Der als Antwort gewählte Weg eine gesamte Stoffgruppe ohne eine Klärung der jeweiligen Gefährlichkeit verbieten zu wollen, ist ein gefährliches Novum. Wir sind fähig, Säuren, Laugen und sogar Gifte in den Bereichen der Medizin, Landwirtschaft und Haushaltsmitteln zu verwenden. Dafür gibt es einen engen rechtlichen Rahmen, der auf der Basis von Abstimmungen der Fachleute aus Wirtschaft, Politik und staatlichen Institutionen fußt. Bei einer so essentiellen Stoffgruppe wie PFAS müssen solche Wege auch weiter gegangen werden. Die Chemiebranche hat schwer beherrschbare PFAS-Verbindungen bereits ersetzt. Jetzt gilt es zu prüfen, welche weiteren Stoffe welche Risiken mit sich bringen und wie diese sicher herzustellen und zu entsorgen sind. Dabei müssen die Grundsätze der Verhältnismäßigkeit angewandt werden.

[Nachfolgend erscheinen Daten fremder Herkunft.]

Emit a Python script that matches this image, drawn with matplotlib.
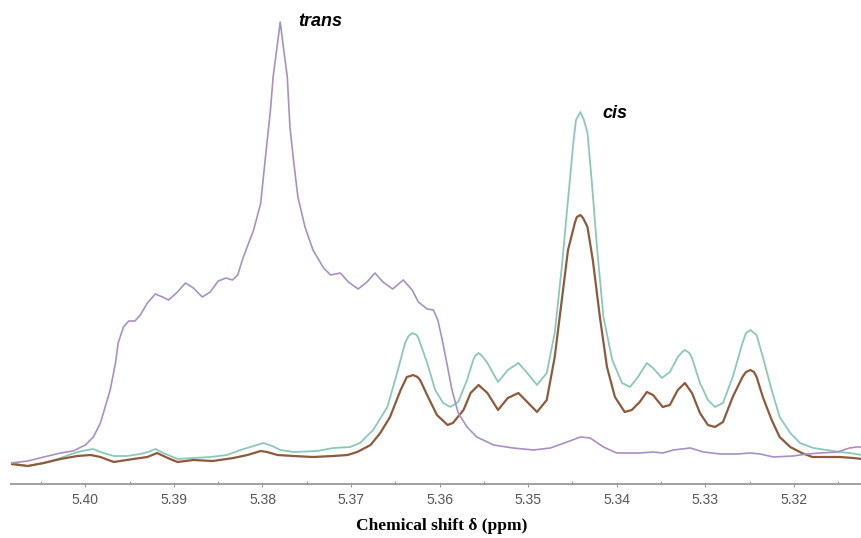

Diese werden bei Vorschlägen zu Verboten innerhalb weniger Monate und Jahre nicht geachtet. Weder der Umwelt, noch unserer Gesundheit ist gedient, wenn durch willkürliche Vorgaben Schlüsselstoffe der Energiewende, des Gesundheitswesens und der digitalen Infrastruktur in Europa der Vergangenheit angehören sollen. Der Wirtschaftsrat erarbeitet dazu ein branchenübergreifendes Positionspapier und setzt sich auf allen Ebenen für eine Rücknahme des Verbotsverfahrens ein.